**What to work on:**
What is needed is an exact copy of the lines from the one containing "Rebuild this chart" to the one containing "4000, 4500, 5000]", both lines included, and no other lines.

━━ Information given ━━

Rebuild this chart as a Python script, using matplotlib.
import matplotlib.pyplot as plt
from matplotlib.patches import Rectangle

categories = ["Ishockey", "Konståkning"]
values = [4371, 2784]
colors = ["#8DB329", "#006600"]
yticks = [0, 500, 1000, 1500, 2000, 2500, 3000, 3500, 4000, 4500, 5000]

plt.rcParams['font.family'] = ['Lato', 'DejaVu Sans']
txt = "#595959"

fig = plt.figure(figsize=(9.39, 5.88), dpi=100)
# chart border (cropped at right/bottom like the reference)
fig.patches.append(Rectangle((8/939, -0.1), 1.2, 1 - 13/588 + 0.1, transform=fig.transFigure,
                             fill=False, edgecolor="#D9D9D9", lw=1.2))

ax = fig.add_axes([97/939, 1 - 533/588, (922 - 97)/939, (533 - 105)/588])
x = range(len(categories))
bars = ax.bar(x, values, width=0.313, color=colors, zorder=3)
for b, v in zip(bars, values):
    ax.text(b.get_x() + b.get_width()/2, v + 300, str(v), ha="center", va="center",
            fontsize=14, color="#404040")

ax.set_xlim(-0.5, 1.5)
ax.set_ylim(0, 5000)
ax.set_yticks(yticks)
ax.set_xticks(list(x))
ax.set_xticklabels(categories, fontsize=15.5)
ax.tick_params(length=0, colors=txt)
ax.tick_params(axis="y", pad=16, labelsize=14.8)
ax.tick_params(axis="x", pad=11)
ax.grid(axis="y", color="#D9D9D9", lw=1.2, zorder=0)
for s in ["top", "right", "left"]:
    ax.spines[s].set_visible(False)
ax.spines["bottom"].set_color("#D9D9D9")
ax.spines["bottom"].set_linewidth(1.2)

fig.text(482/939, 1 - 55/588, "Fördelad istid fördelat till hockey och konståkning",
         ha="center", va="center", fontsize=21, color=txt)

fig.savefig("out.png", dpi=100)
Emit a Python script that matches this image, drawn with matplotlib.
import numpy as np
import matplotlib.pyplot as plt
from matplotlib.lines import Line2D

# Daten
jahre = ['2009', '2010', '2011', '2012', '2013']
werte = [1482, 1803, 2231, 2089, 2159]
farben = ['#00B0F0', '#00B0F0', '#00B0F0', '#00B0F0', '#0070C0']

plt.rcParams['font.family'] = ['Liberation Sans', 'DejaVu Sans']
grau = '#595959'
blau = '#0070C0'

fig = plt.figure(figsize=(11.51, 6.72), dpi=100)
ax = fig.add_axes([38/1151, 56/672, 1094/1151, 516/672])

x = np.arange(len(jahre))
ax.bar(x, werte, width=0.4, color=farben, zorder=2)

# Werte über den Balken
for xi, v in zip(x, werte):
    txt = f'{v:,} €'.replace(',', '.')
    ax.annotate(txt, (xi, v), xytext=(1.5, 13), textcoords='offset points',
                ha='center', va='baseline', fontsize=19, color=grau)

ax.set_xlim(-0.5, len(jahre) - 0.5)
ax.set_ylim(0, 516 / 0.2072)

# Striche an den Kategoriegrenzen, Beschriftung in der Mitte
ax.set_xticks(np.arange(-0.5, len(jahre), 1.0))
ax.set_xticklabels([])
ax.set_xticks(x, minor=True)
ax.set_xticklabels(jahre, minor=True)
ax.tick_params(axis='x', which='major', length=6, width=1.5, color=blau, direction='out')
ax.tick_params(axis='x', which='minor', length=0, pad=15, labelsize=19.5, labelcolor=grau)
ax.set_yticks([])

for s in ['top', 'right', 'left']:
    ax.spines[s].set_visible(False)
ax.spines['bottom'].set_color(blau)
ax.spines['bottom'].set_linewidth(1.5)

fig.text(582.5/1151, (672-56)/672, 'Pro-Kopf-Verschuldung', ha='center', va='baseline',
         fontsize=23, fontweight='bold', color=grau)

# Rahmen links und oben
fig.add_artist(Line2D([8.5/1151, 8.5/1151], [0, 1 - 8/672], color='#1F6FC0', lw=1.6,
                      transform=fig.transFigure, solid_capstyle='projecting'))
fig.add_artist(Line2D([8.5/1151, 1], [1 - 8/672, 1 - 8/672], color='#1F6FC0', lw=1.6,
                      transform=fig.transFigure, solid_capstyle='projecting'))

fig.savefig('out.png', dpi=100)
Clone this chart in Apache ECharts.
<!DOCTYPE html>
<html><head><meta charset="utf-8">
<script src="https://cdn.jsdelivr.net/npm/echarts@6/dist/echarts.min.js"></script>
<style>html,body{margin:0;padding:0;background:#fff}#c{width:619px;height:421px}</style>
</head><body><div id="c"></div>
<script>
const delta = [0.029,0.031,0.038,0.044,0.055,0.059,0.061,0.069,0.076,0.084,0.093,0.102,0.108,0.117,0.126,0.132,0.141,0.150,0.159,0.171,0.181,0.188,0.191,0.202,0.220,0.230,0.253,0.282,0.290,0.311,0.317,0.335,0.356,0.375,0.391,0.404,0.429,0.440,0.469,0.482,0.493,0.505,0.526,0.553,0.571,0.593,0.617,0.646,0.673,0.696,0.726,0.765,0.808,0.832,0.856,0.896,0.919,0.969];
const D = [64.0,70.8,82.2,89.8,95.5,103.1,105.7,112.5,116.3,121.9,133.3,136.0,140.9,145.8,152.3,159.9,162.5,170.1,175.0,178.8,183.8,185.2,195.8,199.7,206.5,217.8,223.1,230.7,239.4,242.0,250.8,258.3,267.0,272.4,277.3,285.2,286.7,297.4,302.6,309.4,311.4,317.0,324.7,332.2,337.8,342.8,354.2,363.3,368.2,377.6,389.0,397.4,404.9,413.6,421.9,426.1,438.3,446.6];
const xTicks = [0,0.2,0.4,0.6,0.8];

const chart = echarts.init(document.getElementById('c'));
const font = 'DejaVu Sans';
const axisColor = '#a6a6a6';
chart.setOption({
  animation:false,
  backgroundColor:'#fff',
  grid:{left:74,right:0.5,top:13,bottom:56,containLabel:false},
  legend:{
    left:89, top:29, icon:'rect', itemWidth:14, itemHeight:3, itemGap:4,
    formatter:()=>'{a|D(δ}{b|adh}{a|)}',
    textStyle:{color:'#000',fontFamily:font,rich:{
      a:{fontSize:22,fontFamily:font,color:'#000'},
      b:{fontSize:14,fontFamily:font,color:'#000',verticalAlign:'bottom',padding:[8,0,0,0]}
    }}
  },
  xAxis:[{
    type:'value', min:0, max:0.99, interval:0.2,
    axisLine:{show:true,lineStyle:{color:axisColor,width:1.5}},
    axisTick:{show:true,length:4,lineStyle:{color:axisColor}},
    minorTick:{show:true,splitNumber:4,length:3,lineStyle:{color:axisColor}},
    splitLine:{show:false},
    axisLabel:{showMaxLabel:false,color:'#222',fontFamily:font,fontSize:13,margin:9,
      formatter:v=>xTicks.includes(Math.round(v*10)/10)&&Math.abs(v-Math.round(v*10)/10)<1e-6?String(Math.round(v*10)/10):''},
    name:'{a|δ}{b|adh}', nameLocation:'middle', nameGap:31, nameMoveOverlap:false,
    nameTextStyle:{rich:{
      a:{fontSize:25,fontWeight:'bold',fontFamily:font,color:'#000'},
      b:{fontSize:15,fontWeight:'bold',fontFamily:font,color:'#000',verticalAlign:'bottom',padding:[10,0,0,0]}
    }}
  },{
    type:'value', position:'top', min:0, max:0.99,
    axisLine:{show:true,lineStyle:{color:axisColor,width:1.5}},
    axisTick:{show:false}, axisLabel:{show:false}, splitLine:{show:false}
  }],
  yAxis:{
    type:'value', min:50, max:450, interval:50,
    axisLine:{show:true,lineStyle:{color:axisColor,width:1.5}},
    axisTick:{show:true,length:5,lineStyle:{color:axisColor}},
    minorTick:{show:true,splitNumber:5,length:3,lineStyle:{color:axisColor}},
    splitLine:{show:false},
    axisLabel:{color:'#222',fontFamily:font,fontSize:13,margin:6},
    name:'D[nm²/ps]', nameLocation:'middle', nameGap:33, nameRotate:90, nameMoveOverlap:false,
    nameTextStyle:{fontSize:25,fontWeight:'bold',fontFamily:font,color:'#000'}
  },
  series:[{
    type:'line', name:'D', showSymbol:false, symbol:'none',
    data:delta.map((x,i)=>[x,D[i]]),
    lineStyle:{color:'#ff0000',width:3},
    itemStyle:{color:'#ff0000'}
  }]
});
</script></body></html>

━━━
━━ Information given ━━

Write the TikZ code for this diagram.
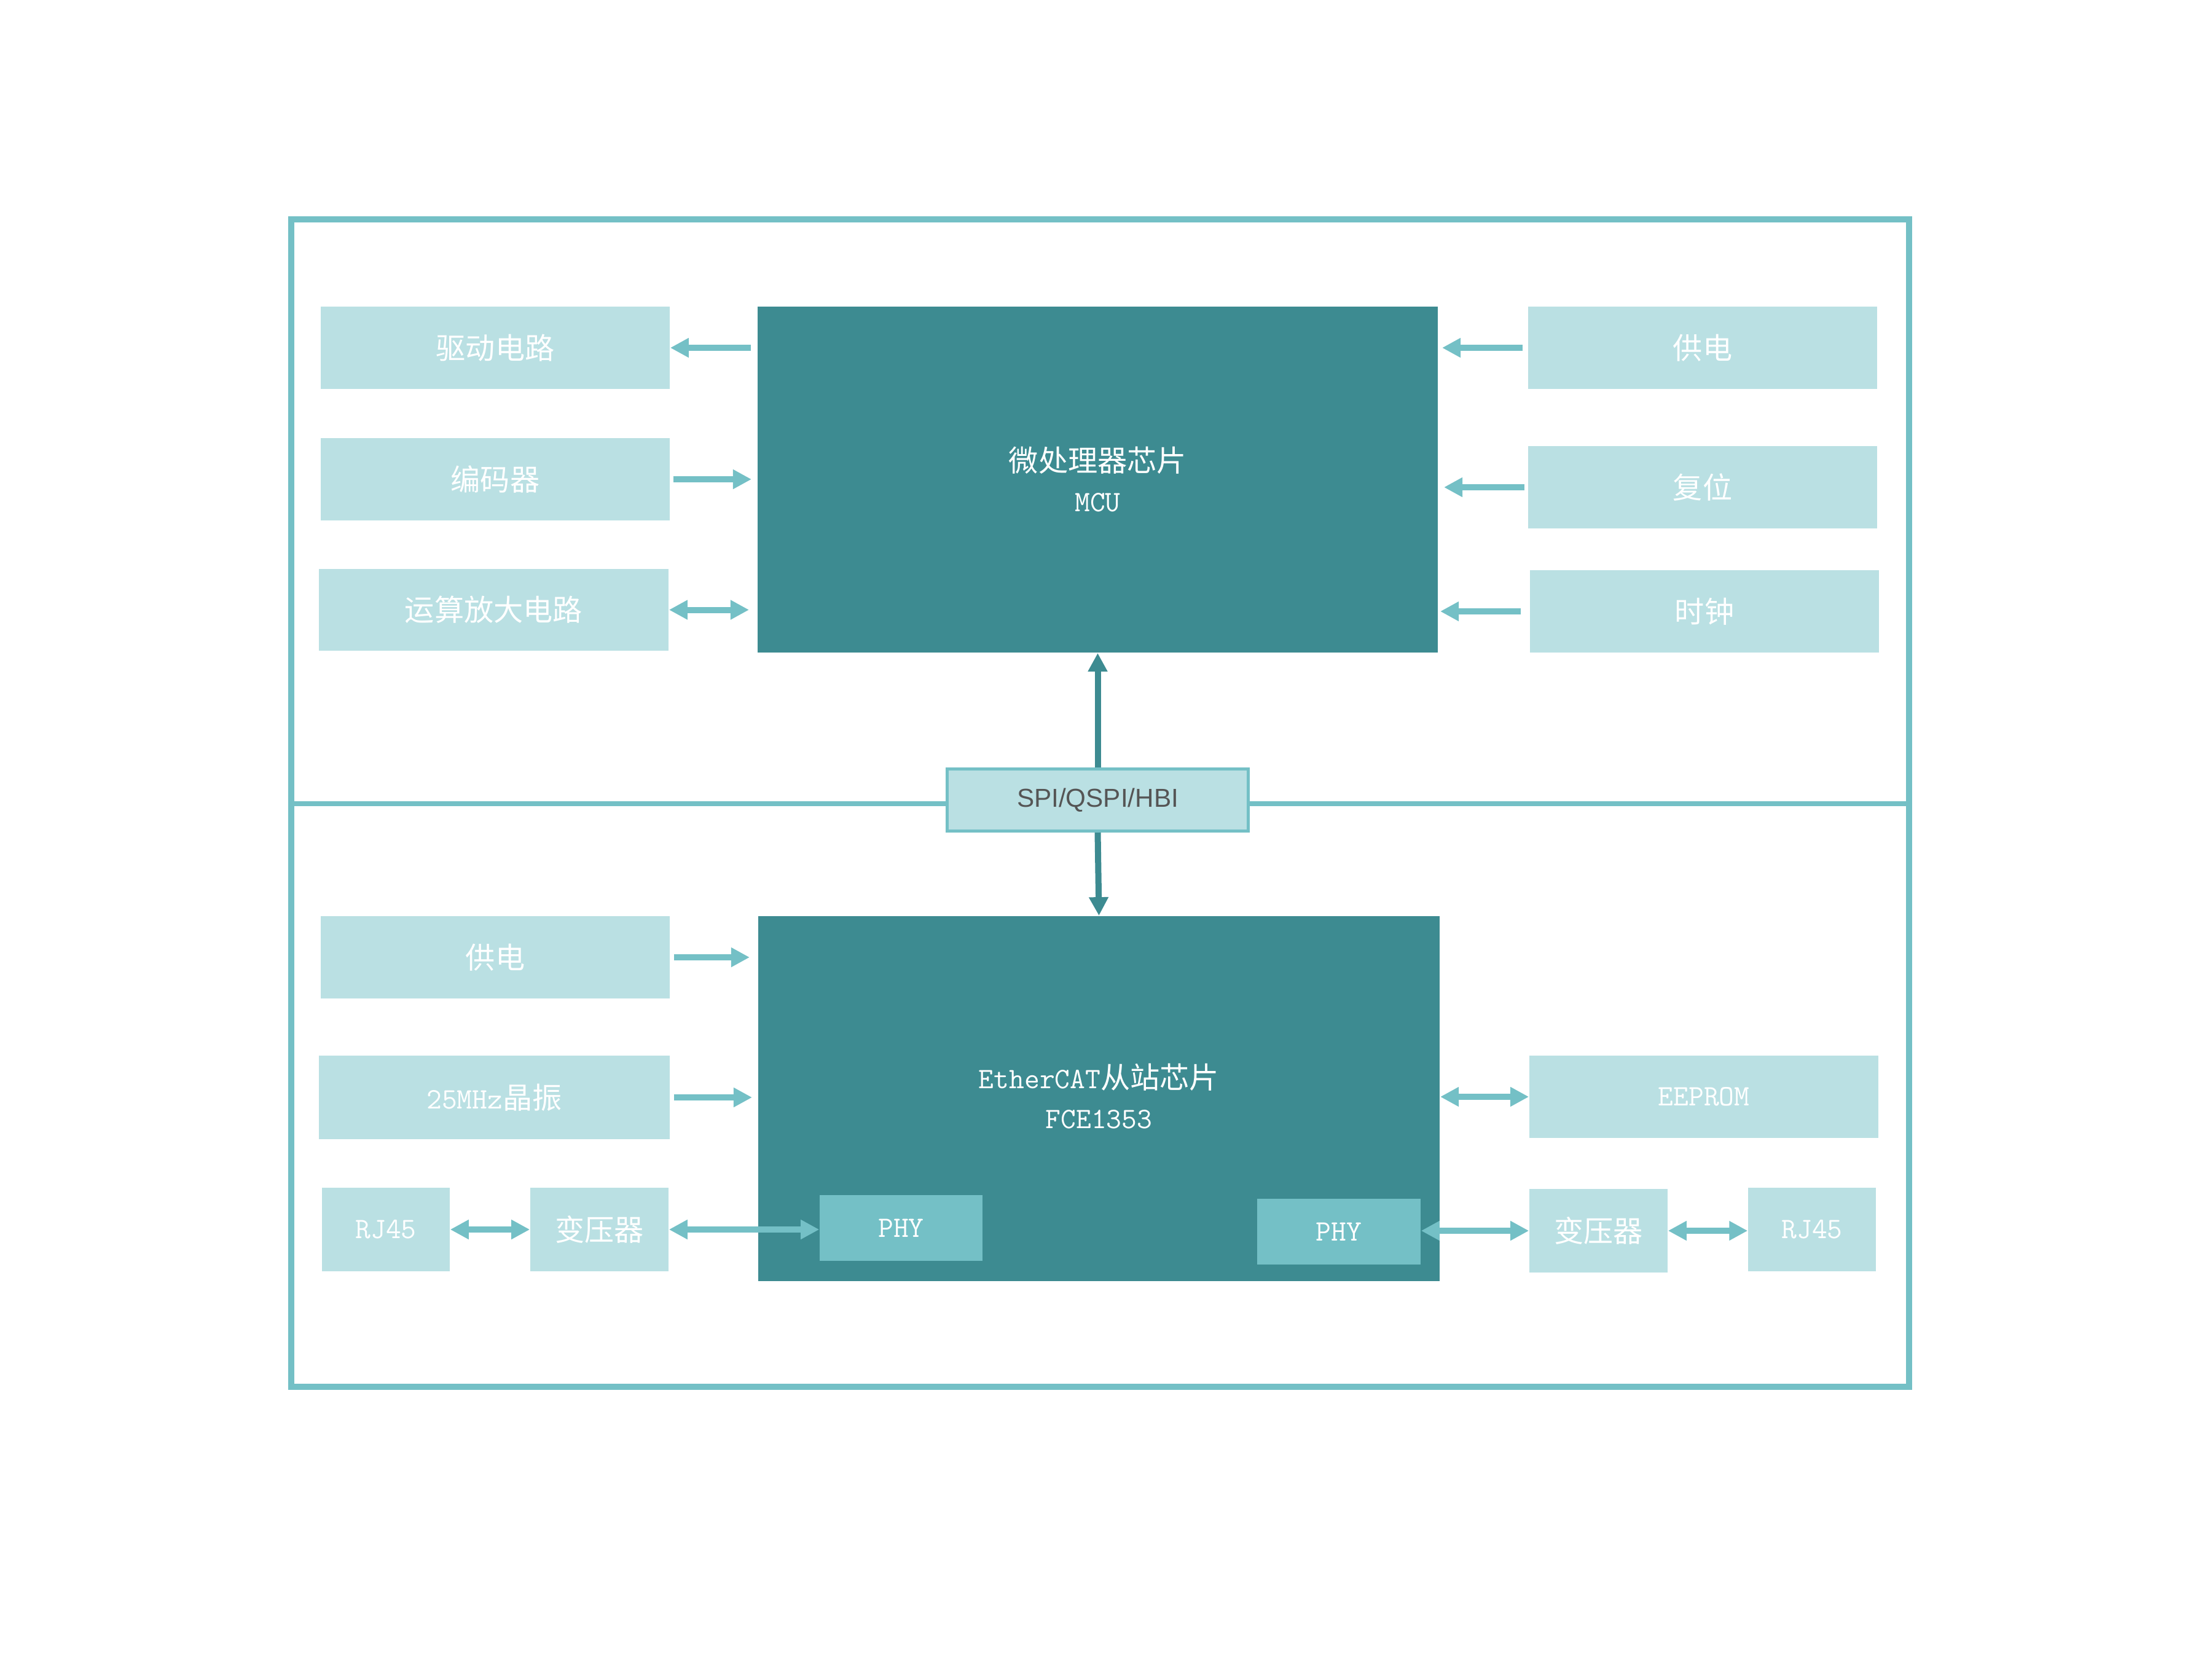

━━━

**Finished task:**
Rebuild this chart as a Python script, using matplotlib.
import matplotlib.pyplot as plt
from matplotlib.patches import Rectangle

categories = ["Ishockey", "Konståkning"]
values = [4371, 2784]
colors = ["#8DB329", "#006600"]
yticks = [0, 500, 1000, 1500, 2000, 2500, 3000, 3500, 4000, 4500, 5000]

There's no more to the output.